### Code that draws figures
########################################

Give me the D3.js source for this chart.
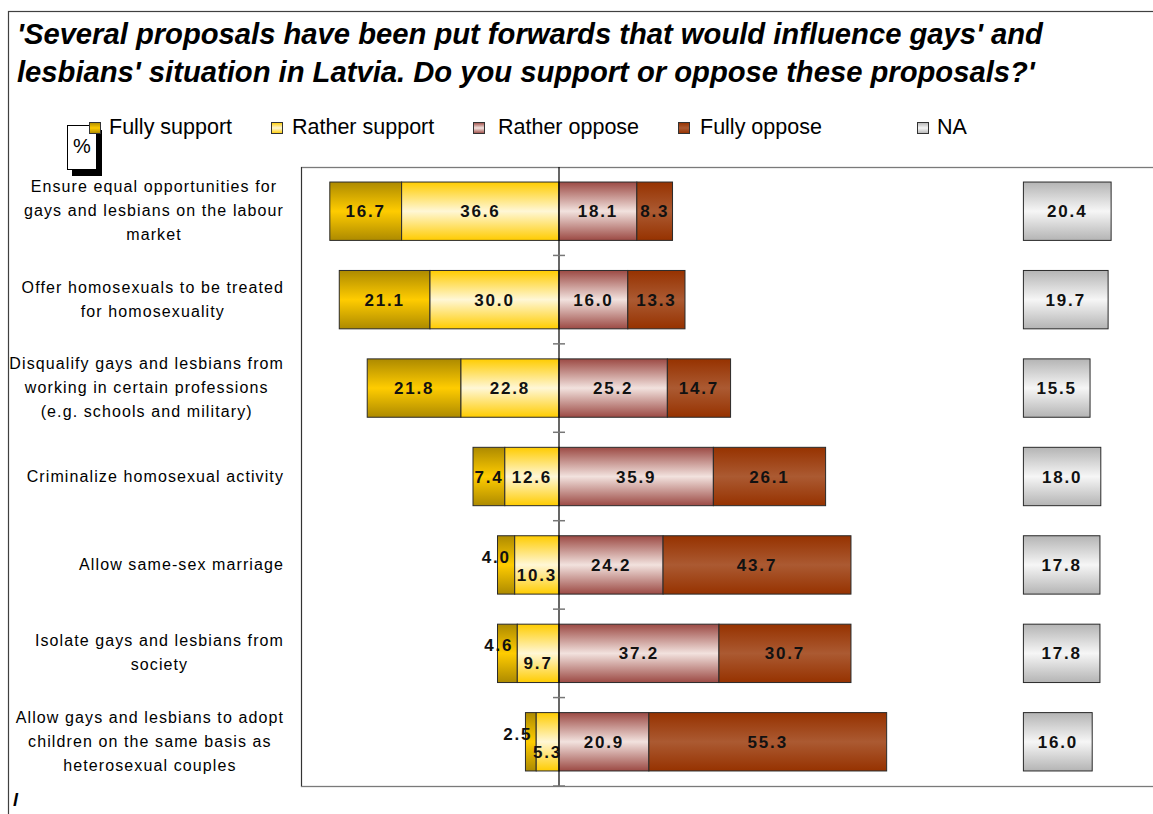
<!DOCTYPE html>
<html>
<head>
<meta charset="utf-8">
<script src="https://cdn.jsdelivr.net/npm/d3@7"></script>
<style>
  html, body { margin: 0; padding: 0; background: #fff; }
  svg { display: block; font-family: "Liberation Sans", Arial, sans-serif; }
</style>
</head>
<body>
<svg id="chart" width="1153" height="814"></svg>
<script>
// ---------- data ----------
const titleLines = [
  "'Several proposals have been put forwards that would influence gays' and",
  "lesbians' situation in Latvia. Do you support or oppose these proposals?'"
];
const categories = [
  "Ensure equal opportunities for|gays and lesbians on the labour|market",
  "Offer homosexuals to be treated|for homosexuality",
  "Disqualify gays and lesbians from|working in certain professions|(e.g. schools and military)",
  "Criminalize homosexual activity",
  "Allow same-sex marriage",
  "Isolate gays and lesbians from|society",
  "Allow gays and lesbians to adopt|children on the same basis as|heterosexual couples"
];
const seriesNames = ["Fully support", "Rather support", "Rather oppose", "Fully oppose", "NA"];
const fullySupport  = [16.7, 21.1, 21.8, 7.4, 4.0, 4.6, 2.5];
const ratherSupport = [36.6, 30.0, 22.8, 12.6, 10.3, 9.7, 5.3];
const ratherOppose  = [18.1, 16.0, 25.2, 35.9, 24.2, 37.2, 20.9];
const fullyOppose   = [8.3, 13.3, 14.7, 26.1, 43.7, 30.7, 55.3];
const naValues      = [20.4, 19.7, 15.5, 18.0, 17.8, 17.8, 16.0];
const naOffset = 108;          // where the NA column starts on the value axis
const xDomain = [-60, 140];

// ---------- styles ----------
const grads = {
  fs: ["#ad8a00", "#ffcc00", "#ad8a00"],
  rs: ["#ffcc00", "#fff7d6", "#ffcc00"],
  ro: ["#9c4a44", "#f2e2de", "#9c4a44"],
  fo: ["#963200", "#ab5a32", "#963200"],
  na: ["#b4b4b4", "#f6f6f6", "#b4b4b4"]
};
const keys = ["fs", "rs", "ro", "fo", "na"];

const svg = d3.select("#chart");
const defs = svg.append("defs");
keys.forEach(k => {
  const g = defs.append("linearGradient").attr("id", "g-" + k)
    .attr("x1", 0).attr("y1", 0).attr("x2", 0).attr("y2", 1);
  g.append("stop").attr("offset", "0%").attr("stop-color", grads[k][0]);
  g.append("stop").attr("offset", "50%").attr("stop-color", grads[k][1]);
  g.append("stop").attr("offset", "100%").attr("stop-color", grads[k][2]);
});

// outer frame
svg.append("rect").attr("x", 8.5).attr("y", 11.5).attr("width", 1160).attr("height", 820)
  .attr("fill", "none").attr("stroke", "#404040").attr("stroke-width", 1.2);

// title
svg.append("g").selectAll("text").data(titleLines).join("text")
  .attr("x", 17).attr("y", (d, i) => 44 + i * 38)
  .attr("font-size", 29.2).attr("font-weight", "bold").attr("font-style", "italic")
  .attr("fill", "#000").text(d => d);

// scales
const plot = { left: 301, top: 167, bottom: 786 };
const x = d3.scaleLinear().domain(xDomain).range([plot.left, plot.left + 860]);
const y = d3.scaleBand().domain(d3.range(categories.length))
  .range([plot.top, plot.bottom]).paddingInner(0.34).paddingOuter(0.17);

// plot frame
svg.append("rect").attr("x", plot.left + 0.5).attr("y", plot.top + 0.5)
  .attr("width", 860).attr("height", plot.bottom - plot.top)
  .attr("fill", "none").attr("stroke", "#7a7a7a").attr("stroke-width", 1.3);
svg.append("line").attr("x1", plot.left + 0.5).attr("x2", plot.left + 0.5)
  .attr("y1", plot.top).attr("y2", plot.bottom).attr("stroke", "#333");

// build segments
const rows = categories.map((c, i) => {
  const segs = [];
  const a = fullySupport[i], b = ratherSupport[i], r = ratherOppose[i], f = fullyOppose[i];
  segs.push({ k: "fs", x0: -(a + b), x1: -b, v: a, i });
  segs.push({ k: "rs", x0: -b, x1: 0, v: b, i });
  segs.push({ k: "ro", x0: 0, x1: r, v: r, i });
  segs.push({ k: "fo", x0: r, x1: r + f, v: f, i });
  segs.push({ k: "na", x0: naOffset, x1: naOffset + naValues[i], v: naValues[i], i });
  return segs;
});
const segs = rows.flat();

const gBars = svg.append("g");
gBars.selectAll("rect").data(segs).join("rect")
  .attr("x", d => x(d.x0)).attr("width", d => x(d.x1) - x(d.x0))
  .attr("y", d => y(d.i)).attr("height", y.bandwidth())
  .attr("fill", d => `url(#g-${d.k})`)
  .attr("stroke", "#2a2a2a").attr("stroke-width", 1);

// axis line at zero with category ticks
const x0 = x(0);
svg.append("line").attr("x1", x0).attr("x2", x0).attr("y1", plot.top).attr("y2", plot.bottom)
  .attr("stroke", "#000").attr("stroke-width", 1.2);
const tickYs = d3.range(categories.length + 1).map(k => plot.top + k * y.step());
svg.append("g").selectAll("line").data(tickYs.slice(1)).join("line")
  .attr("x1", x0 - 6).attr("x2", x0 + 6).attr("y1", d => d).attr("y2", d => d)
  .attr("stroke", "#777").attr("stroke-width", 1.5);

// value labels
const fmt = d3.format(".1f");
const labels = svg.append("g").attr("font-size", 17).attr("font-weight", "bold")
  .attr("letter-spacing", 1.8).attr("fill", "#111");
segs.forEach(d => {
  const cy = y(d.i) + y.bandwidth() / 2;
  const w = x(d.x1) - x(d.x0);
  let lx = (x(d.x0) + x(d.x1)) / 2, ly = cy + 6, anchor = "middle";
  const fsW = x(-ratherSupport[d.i]) - x(-(fullySupport[d.i] + ratherSupport[d.i]));
  if (d.k === "fs" && w < 25) { lx = x(d.x1) - 4; anchor = "end"; ly = cy - 2; }
  if (d.k === "rs" && fsW < 25) { ly = cy + 16; }
  labels.append("text").attr("x", lx).attr("y", ly).attr("text-anchor", anchor)
    .text(fmt(d.v));
});

// category labels: block right aligned, lines centred within the block
const catG = svg.append("g").attr("font-size", 16).attr("letter-spacing", 1.1).attr("fill", "#000");
categories.forEach((c, i) => {
  const lines = c.split("|");
  const cy = y(i) + y.bandwidth() / 2;
  const tmp = lines.map(l => catG.append("text").text(l));
  const maxW = d3.max(tmp, t => t.node().getComputedTextLength());
  const cx = 284 - maxW / 2;
  tmp.forEach((t, j) => {
    t.attr("x", cx).attr("text-anchor", "middle")
      .attr("y", cy + (j - (lines.length - 1) / 2) * 24 + 5);
  });
});

// % box
svg.append("rect").attr("x", 72).attr("y", 130).attr("width", 30).attr("height", 46).attr("fill", "#000");
svg.append("rect").attr("x", 67.5).attr("y", 125.5).attr("width", 29).attr("height", 44)
  .attr("fill", "#fff").attr("stroke", "#000").attr("stroke-width", 1);
svg.append("text").attr("x", 82).attr("y", 153).attr("text-anchor", "middle")
  .attr("font-size", 20).text("%");

// legend
const legendPos = [[89, 109], [271, 292], [473, 498], [678, 700], [917, 937]];
const leg = svg.append("g");
seriesNames.forEach((n, i) => {
  leg.append("rect").attr("x", legendPos[i][0] + 0.5).attr("y", 122.5).attr("width", 11).attr("height", 11)
    .attr("fill", `url(#g-${keys[i]})`).attr("stroke", "#333").attr("stroke-width", 1);
  leg.append("text").attr("x", legendPos[i][1]).attr("y", 134).attr("font-size", 21.5)
    .attr("fill", "#000").text(n);
});

// clipped footnote glyph at bottom left
svg.append("text").attr("x", 13).attr("y", 806).attr("font-size", 18)
  .attr("font-style", "italic").attr("font-weight", "bold").text("l");
</script>
</body>
</html>
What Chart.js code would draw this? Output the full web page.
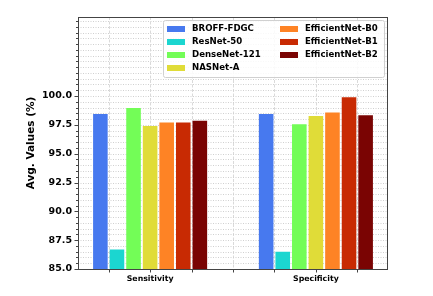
<!DOCTYPE html>
<html>
<head>
<meta charset="utf-8">
<script src="https://cdn.jsdelivr.net/npm/chart.js@4"></script>
<style>
  html, body { margin: 0; padding: 0; background: #fff; }
  #wrap { width: 433px; height: 296px; position: relative; }
</style>
</head>
<body>
<div id="wrap"><canvas id="chart"></canvas></div>
<script>
"use strict";

// ─── Data ──────────────────────────────────────────────────────────────────

const CATEGORIES = ["Sensitivity", "Specificity"];
const CATEGORY_X = [0, 1];

const MODELS = [
  "BROFF-FDGC", "ResNet-50", "DenseNet-121", "NASNet-A",
  "EfficientNet-B0", "EfficientNet-B1", "EfficientNet-B2",
];

const BROFF_FDGC      = [98.45, 98.45];
const RESNET_50       = [86.7, 86.5];
const DENSENET_121    = [98.95, 97.55];
const NASNET_A        = [97.4, 98.27];
const EFFICIENTNET_B0 = [97.7, 98.56];
const EFFICIENTNET_B1 = [97.7, 99.89];
const EFFICIENTNET_B2 = [97.85, 98.33];

const SERIES = [BROFF_FDGC, RESNET_50, DENSENET_121, NASNET_A,
                EFFICIENTNET_B0, EFFICIENTNET_B1, EFFICIENTNET_B2];

const COLORS = ["#4779ef", "#1bd6d0", "#73fd57", "#e0dc38",
                "#fe8325", "#c82a03", "#7a0403"];

const Y_TICKS = [85, 87.5, 90, 92.5, 95, 97.5, 100];
const Y_MIN = 85;
const Y_MAX = 106.85;
const X_MIN = -0.435;
const X_MAX = 1.435;
const X_GRID = [-0.25, 0, 0.25, 0.5, 0.75, 1, 1.25];

const FONT = "'DejaVu Sans', sans-serif";

// ─── Matplotlib-ish grid, frame and legend ─────────────────────────────────

const mplPlugin = {
  id: "mpl",
  beforeDatasetsDraw(chart) {
    const { ctx, chartArea: a, scales: { x, y } } = chart;
    ctx.save();
    ctx.beginPath();
    ctx.rect(a.left, a.top, a.right - a.left, a.bottom - a.top);
    ctx.clip();
    ctx.lineWidth = 0.8;
    // horizontal dotted lines every 0.5
    ctx.setLineDash([1, 1.5]);
    ctx.strokeStyle = "#c4c4c4";
    for (let i = 0; Y_MIN + i * 0.5 <= Y_MAX; i++) {
      const py = Math.round(y.getPixelForValue(Y_MIN + i * 0.5)) + 0.5;
      ctx.beginPath();
      ctx.moveTo(a.left, py);
      ctx.lineTo(a.right, py);
      ctx.stroke();
    }
    // vertical lines
    ctx.setLineDash([3, 1.5]);
    ctx.strokeStyle = "#d0d0d0";
    X_GRID.forEach((v) => {
      const px = Math.round(x.getPixelForValue(v)) + 0.5;
      ctx.beginPath();
      ctx.moveTo(px, a.top);
      ctx.lineTo(px, a.bottom);
      ctx.stroke();
    });
    ctx.restore();
  },
  afterDraw(chart) {
    const { ctx, chartArea: a, scales: { x, y } } = chart;
    ctx.save();
    ctx.strokeStyle = "#444";
    ctx.lineWidth = 1;
    // frame
    ctx.strokeRect(a.left + 0.5, a.top + 0.5, a.right - a.left - 1, a.bottom - a.top);
    // y tick marks
    for (let i = 0; Y_MIN + i * 0.5 <= Y_MAX; i++) {
      const py = Math.round(y.getPixelForValue(Y_MIN + i * 0.5)) + 0.5;
      const len = i % 5 === 0 && Y_MIN + i * 0.5 <= 100 ? 3.5 : 2;
      ctx.beginPath();
      ctx.moveTo(a.left, py);
      ctx.lineTo(a.left - len, py);
      ctx.stroke();
    }
    // x tick marks
    X_GRID.forEach((v) => {
      const px = Math.round(x.getPixelForValue(v)) + 0.5;
      ctx.beginPath();
      ctx.moveTo(px, a.bottom);
      ctx.lineTo(px, a.bottom + 3.5);
      ctx.stroke();
    });

    // legend, two columns
    const box = { left: 163, top: 20, right: 384, bottom: 77 };
    ctx.fillStyle = "rgba(255,255,255,0.85)";
    ctx.strokeStyle = "#d0d0d0";
    ctx.beginPath();
    ctx.roundRect(box.left + 0.5, box.top + 0.5, box.right - box.left, box.bottom - box.top, 2);
    ctx.fill();
    ctx.stroke();
    ctx.font = `bold 8.6px ${FONT}`;
    ctx.textBaseline = "middle";
    chart.data.datasets.forEach((ds, i) => {
      const col = i < 4 ? 0 : 1;
      const row = i < 4 ? i : i - 4;
      const sx = col === 0 ? 167 : 280;
      const cy = 29 + row * 13;
      ctx.fillStyle = ds.backgroundColor;
      ctx.fillRect(sx, cy - 3, 18, 6);
      ctx.fillStyle = "#000";
      ctx.fillText(ds.label, sx + 25, cy);
    });
    ctx.restore();
  },
};

// ─── Chart ─────────────────────────────────────────────────────────────────

new Chart(document.getElementById("chart").getContext("2d"), {
  type: "bar",
  data: {
    datasets: MODELS.map((name, i) => ({
      label: name,
      data: CATEGORY_X.map((cx, k) => ({ x: cx, y: SERIES[i][k] })),
      backgroundColor: COLORS[i],
      borderWidth: 0,
      categoryPercentage: 0.7,
      barPercentage: 0.88,
    })),
  },
  options: {
    animation: false,
    responsive: true,
    maintainAspectRatio: false,
    layout: { padding: { top: 17, right: 45, bottom: 0, left: 0 } },
    scales: {
      x: {
        type: "linear",
        min: X_MIN,
        max: X_MAX,
        offset: false,
        grid: { drawOnChartArea: false, drawTicks: false, offset: false },
        border: { display: false },
        afterBuildTicks: (s) => { s.ticks = CATEGORY_X.map((v) => ({ value: v })); },
        afterFit: (s) => { s.height = 27; },
        ticks: {
          autoSkip: false,
          maxRotation: 0,
          padding: 5,
          color: "#000",
          font: { family: FONT, size: 7.8, weight: "bold" },
          callback: (v, idx) => CATEGORIES[idx],
        },
      },
      y: {
        min: Y_MIN,
        max: Y_MAX,
        grid: { drawOnChartArea: false, drawTicks: false },
        border: { display: false },
        afterBuildTicks: (s) => { s.ticks = Y_TICKS.map((v) => ({ value: v })); },
        afterFit: (s) => { s.width = 78; },
        ticks: {
          padding: 6,
          color: "#000",
          font: { family: FONT, size: 9.5, weight: "bold" },
          callback: (v) => Number(v).toFixed(1),
        },
        title: {
          display: true,
          text: "Avg. Values (%)",
          color: "#000",
          font: { family: FONT, size: 10.5, weight: "bold" },
          padding: { top: 25, bottom: 0 },
        },
      },
    },
    plugins: {
      legend: { display: false },
      tooltip: { enabled: false },
    },
  },
  plugins: [mplPlugin],
});
</script>
</body>
</html>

########################################

Using the material above, report each line where "this" occurs.

Give me the D3.js source for this chart.
What Chart.js code would draw this? Output the full web page.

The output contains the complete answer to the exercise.